>> START SUPPLIED MATERIAL
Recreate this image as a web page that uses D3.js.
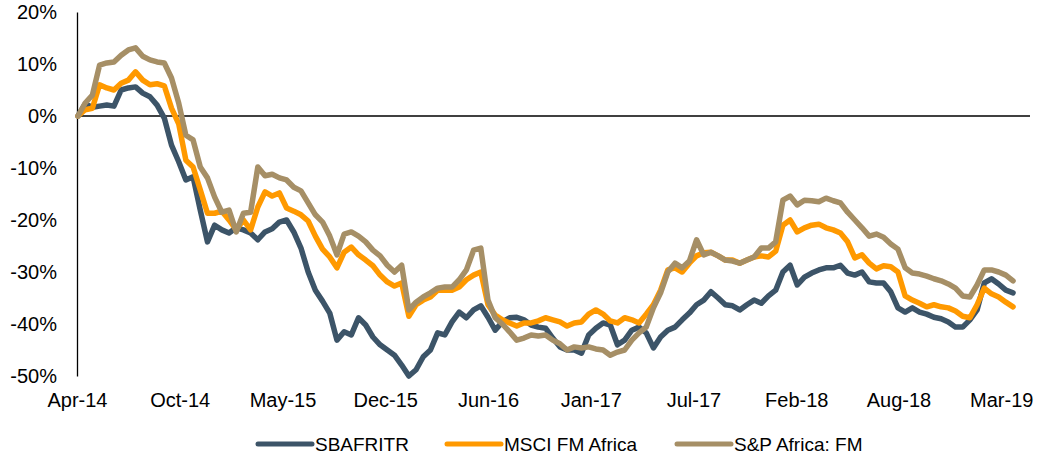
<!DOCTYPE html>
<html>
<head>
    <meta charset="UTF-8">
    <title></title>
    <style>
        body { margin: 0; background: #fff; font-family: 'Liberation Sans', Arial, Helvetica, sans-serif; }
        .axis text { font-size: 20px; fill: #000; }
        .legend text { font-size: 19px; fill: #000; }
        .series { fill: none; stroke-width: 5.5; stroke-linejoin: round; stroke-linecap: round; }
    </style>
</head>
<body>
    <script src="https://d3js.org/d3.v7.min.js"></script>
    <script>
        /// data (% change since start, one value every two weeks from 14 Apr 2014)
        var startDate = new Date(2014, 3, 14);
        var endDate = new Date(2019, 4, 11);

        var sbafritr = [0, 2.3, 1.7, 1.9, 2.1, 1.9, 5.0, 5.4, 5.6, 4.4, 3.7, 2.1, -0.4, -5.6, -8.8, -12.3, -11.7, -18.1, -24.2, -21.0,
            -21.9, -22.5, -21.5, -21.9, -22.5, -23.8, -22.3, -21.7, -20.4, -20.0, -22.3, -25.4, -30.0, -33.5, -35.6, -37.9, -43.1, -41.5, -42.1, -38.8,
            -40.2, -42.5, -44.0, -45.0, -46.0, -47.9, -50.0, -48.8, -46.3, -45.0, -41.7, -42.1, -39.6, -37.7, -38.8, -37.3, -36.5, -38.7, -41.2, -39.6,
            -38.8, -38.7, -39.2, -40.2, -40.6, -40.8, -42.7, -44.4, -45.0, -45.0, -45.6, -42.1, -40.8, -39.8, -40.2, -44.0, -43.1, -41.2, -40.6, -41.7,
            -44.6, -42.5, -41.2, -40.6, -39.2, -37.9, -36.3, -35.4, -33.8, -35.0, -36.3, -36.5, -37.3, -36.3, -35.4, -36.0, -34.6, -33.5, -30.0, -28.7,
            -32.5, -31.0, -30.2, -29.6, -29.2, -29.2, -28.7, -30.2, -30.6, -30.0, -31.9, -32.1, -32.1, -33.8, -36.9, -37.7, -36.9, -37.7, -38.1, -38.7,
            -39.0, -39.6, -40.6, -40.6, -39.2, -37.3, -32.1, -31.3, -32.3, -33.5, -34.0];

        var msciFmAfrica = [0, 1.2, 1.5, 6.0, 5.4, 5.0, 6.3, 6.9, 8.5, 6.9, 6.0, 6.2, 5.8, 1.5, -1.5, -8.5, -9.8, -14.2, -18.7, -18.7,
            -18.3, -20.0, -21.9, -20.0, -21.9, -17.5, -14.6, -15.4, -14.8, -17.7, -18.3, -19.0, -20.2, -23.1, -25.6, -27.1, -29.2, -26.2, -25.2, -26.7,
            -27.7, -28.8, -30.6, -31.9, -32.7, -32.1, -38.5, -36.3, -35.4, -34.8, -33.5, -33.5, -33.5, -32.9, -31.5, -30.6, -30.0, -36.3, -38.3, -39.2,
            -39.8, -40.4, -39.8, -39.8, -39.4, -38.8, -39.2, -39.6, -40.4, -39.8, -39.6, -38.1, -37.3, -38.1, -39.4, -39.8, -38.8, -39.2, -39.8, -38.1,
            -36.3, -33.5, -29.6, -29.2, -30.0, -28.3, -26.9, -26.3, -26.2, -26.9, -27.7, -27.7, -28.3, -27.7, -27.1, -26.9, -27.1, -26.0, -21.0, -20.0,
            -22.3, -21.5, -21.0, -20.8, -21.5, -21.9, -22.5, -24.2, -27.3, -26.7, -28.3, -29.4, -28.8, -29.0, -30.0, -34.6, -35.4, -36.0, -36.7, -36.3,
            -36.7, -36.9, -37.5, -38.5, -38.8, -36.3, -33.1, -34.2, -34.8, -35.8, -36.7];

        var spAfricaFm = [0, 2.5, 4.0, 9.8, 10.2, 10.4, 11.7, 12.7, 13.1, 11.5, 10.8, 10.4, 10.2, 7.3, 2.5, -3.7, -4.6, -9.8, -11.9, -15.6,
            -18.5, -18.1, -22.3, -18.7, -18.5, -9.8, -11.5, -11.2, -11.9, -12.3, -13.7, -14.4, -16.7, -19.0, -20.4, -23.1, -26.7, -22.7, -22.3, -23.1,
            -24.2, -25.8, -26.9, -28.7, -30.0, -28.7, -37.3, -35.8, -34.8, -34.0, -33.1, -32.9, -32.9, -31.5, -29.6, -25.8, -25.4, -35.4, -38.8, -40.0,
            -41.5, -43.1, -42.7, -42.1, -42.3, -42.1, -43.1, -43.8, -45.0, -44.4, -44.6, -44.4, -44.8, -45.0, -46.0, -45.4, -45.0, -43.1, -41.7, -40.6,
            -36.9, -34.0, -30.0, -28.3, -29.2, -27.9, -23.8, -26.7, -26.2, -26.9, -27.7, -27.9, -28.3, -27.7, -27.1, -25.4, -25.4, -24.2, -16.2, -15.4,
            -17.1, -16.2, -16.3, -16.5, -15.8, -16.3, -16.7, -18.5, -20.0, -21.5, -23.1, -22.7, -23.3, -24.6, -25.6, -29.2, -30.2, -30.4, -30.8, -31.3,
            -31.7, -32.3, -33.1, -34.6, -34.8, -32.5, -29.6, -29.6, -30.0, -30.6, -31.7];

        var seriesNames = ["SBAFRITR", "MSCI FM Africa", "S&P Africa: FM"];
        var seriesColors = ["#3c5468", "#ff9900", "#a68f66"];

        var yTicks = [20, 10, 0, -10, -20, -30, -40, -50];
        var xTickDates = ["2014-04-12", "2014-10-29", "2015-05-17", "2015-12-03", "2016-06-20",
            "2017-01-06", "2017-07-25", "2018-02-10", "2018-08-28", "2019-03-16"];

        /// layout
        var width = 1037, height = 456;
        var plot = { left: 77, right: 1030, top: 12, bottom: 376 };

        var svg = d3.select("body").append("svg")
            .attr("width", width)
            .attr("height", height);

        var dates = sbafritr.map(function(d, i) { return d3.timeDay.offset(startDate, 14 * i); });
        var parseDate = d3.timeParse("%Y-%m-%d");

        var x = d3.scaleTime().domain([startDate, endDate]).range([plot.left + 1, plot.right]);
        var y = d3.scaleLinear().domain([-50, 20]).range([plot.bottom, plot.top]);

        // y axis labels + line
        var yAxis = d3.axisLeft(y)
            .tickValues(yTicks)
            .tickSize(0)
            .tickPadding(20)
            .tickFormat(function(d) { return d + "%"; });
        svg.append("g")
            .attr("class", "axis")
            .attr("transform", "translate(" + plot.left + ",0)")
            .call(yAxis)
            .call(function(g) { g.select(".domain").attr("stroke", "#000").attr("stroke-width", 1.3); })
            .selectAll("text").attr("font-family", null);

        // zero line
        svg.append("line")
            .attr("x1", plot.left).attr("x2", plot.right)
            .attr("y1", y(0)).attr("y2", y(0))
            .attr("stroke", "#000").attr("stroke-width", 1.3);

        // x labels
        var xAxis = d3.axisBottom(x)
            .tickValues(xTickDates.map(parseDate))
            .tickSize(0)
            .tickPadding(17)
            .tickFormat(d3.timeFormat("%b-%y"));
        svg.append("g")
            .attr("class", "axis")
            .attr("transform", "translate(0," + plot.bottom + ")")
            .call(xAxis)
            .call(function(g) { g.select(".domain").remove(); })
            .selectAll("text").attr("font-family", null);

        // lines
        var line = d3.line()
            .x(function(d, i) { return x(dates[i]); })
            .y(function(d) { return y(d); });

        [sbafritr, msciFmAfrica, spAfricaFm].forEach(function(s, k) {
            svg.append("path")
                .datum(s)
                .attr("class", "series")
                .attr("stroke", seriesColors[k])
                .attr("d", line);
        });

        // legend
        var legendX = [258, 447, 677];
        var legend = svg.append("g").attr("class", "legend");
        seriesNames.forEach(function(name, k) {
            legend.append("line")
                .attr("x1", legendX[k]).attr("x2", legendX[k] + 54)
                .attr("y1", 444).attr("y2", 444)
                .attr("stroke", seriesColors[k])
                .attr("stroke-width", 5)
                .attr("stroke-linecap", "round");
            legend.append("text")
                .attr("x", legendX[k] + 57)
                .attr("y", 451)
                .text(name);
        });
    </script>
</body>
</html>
>> END SUPPLIED MATERIAL
> _TASK STATEMENT_: Write out the lines from the start of the material to the line with "var endDate = new Date(2019, 4, 11);", inclusive and exactly. Skip the pictures.

> _CORRECT ANSWER_:
Recreate this image as a web page that uses D3.js.
<!DOCTYPE html>
<html>
<head>
    <meta charset="UTF-8">
    <title></title>
    <style>
        body { margin: 0; background: #fff; font-family: 'Liberation Sans', Arial, Helvetica, sans-serif; }
        .axis text { font-size: 20px; fill: #000; }
        .legend text { font-size: 19px; fill: #000; }
        .series { fill: none; stroke-width: 5.5; stroke-linejoin: round; stroke-linecap: round; }
    </style>
</head>
<body>
    <script src="https://d3js.org/d3.v7.min.js"></script>
    <script>
        /// data (% change since start, one value every two weeks from 14 Apr 2014)
        var startDate = new Date(2014, 3, 14);
        var endDate = new Date(2019, 4, 11);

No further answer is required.